How to block all crawlers but Google's


About 1/3 of our traffic is from crawlers (about 250K last month). Is there a way to block these but allow Google’s crawlers?


Maybe you should edit your robots.txt file with:

User-agent: Google

User-agent: *
Disallow: /

Source: The Web Robots Pages


Thank you @SidV! That put me on track :+1:

Though, now I run into my limited understanding of Discourse, where can I add this? It seems there is not robot.txt I can edit.

(cpradio) #4

IIRC, there is an outlet you can use in a plugin. Let me see if I can find it.


and here is an example of using it in a plugin:

Needing to edit robots.txt file - where is it?

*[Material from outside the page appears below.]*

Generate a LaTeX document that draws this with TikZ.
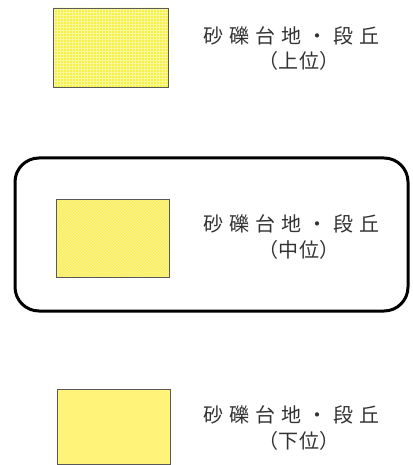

Thanks! I already found those but as a non-programmer that doesn’t help me.

Neither does the How do I install a plugin? explanation.

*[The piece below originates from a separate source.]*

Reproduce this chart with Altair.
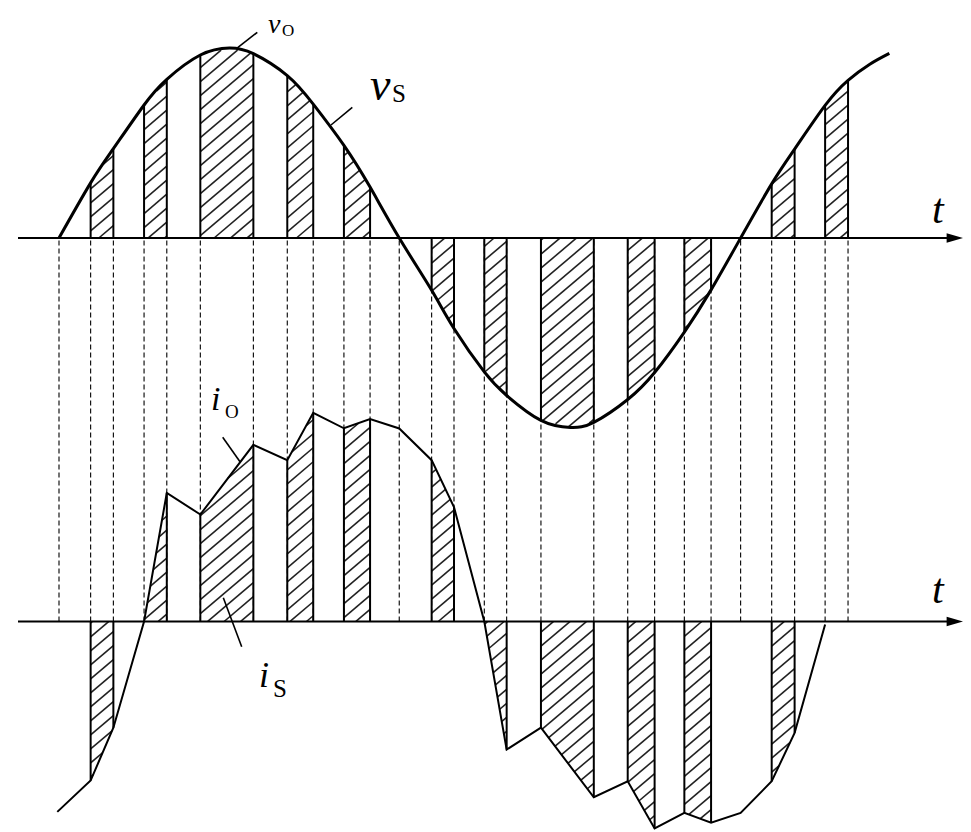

I guess I’m looking for an edit-discourse-101…

(cpradio) #6

Going from the Sitemap plugin, you need a similar plugin.rb file (bare bones though)

# name: Disable Bots
# about:
# version: 1.0
# authors: whoever
# url:

PLUGIN_NAME = "discourse-disable-bots".freeze

enabled_site_setting :disable_bots_enabled

A config/settings.yml file

    default: false

A config/locales/server.en.yml

    disable_bots_enabled: 'Enable Disable Bots'

A app/views/connectors/robots_txt_index/sitemap.html.erb

<%- if SiteSetting.sitemap_enabled? %>
<%- unless SiteSetting.login_required? %>
Disallow: /

User-agent: Google
<% end %>
<% end %>

For the last one, I’m not sure if that will work or not. The thought is it will be appending Disallow: / under the already existing User-agent: *, but that could be a wrong assumption and you may have to specify it again, such as

<%- if SiteSetting.sitemap_enabled? %>
<%- unless SiteSetting.login_required? %>
User-agent: *
Disallow: /

User-agent: Google
<% end %>
<% end %>


It’s no so easy.
If you choose that way (edit the robots.txt) you should contact your hosting and edit the @cpradio’s files he said. And :warning: please take this as a warning, if you upgrade discourse later, all the modifications will be gone, and you must do it again after you update/upgrade discourse.

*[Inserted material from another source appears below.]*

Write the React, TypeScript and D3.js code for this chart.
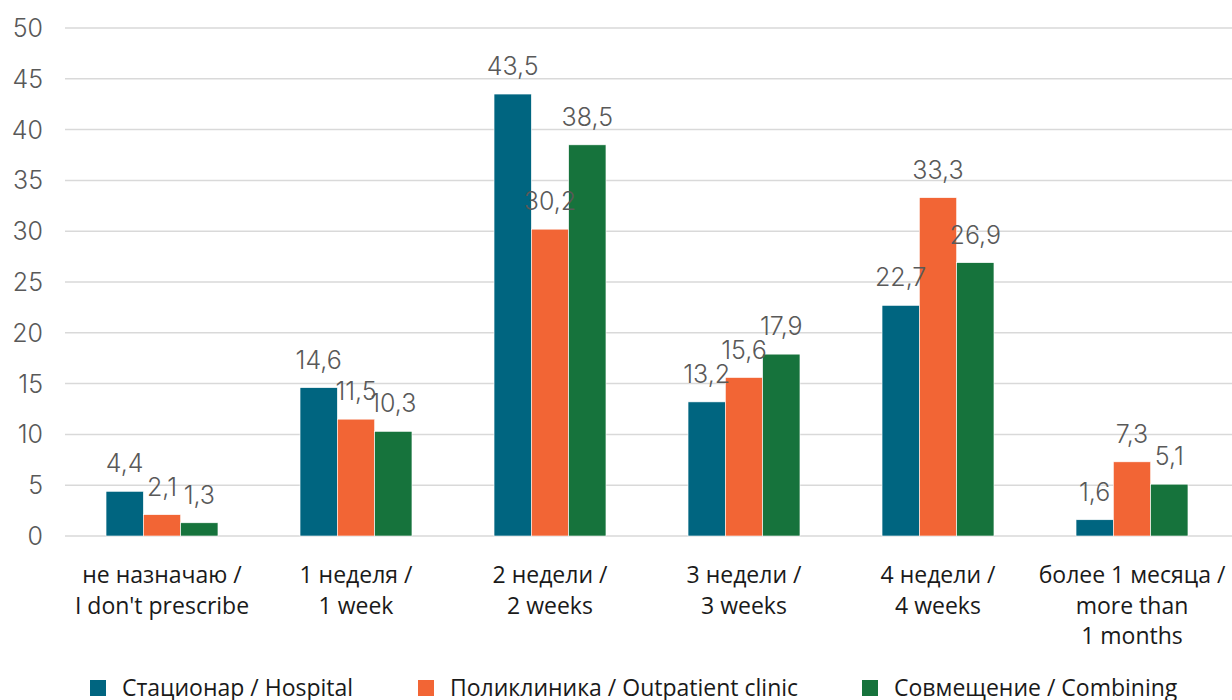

Sorry for my intrusion but why are you worried about the consumption of robots on your website?


Well the traffic from the crawlers makes us exceed our plan so I was looking for an easy solution.

But it seems there is none haha.

Thank you for your input though!

(Mittineague) #9

Would it be easier to just make the forum login required?
(search bots don’t log in)

(Rafael dos Santos Silva) #10

That blocks everyone, and for that we have a better suited setting: allow index in robots txt.

He wants to block all but a specific bot, and that’s not easily done.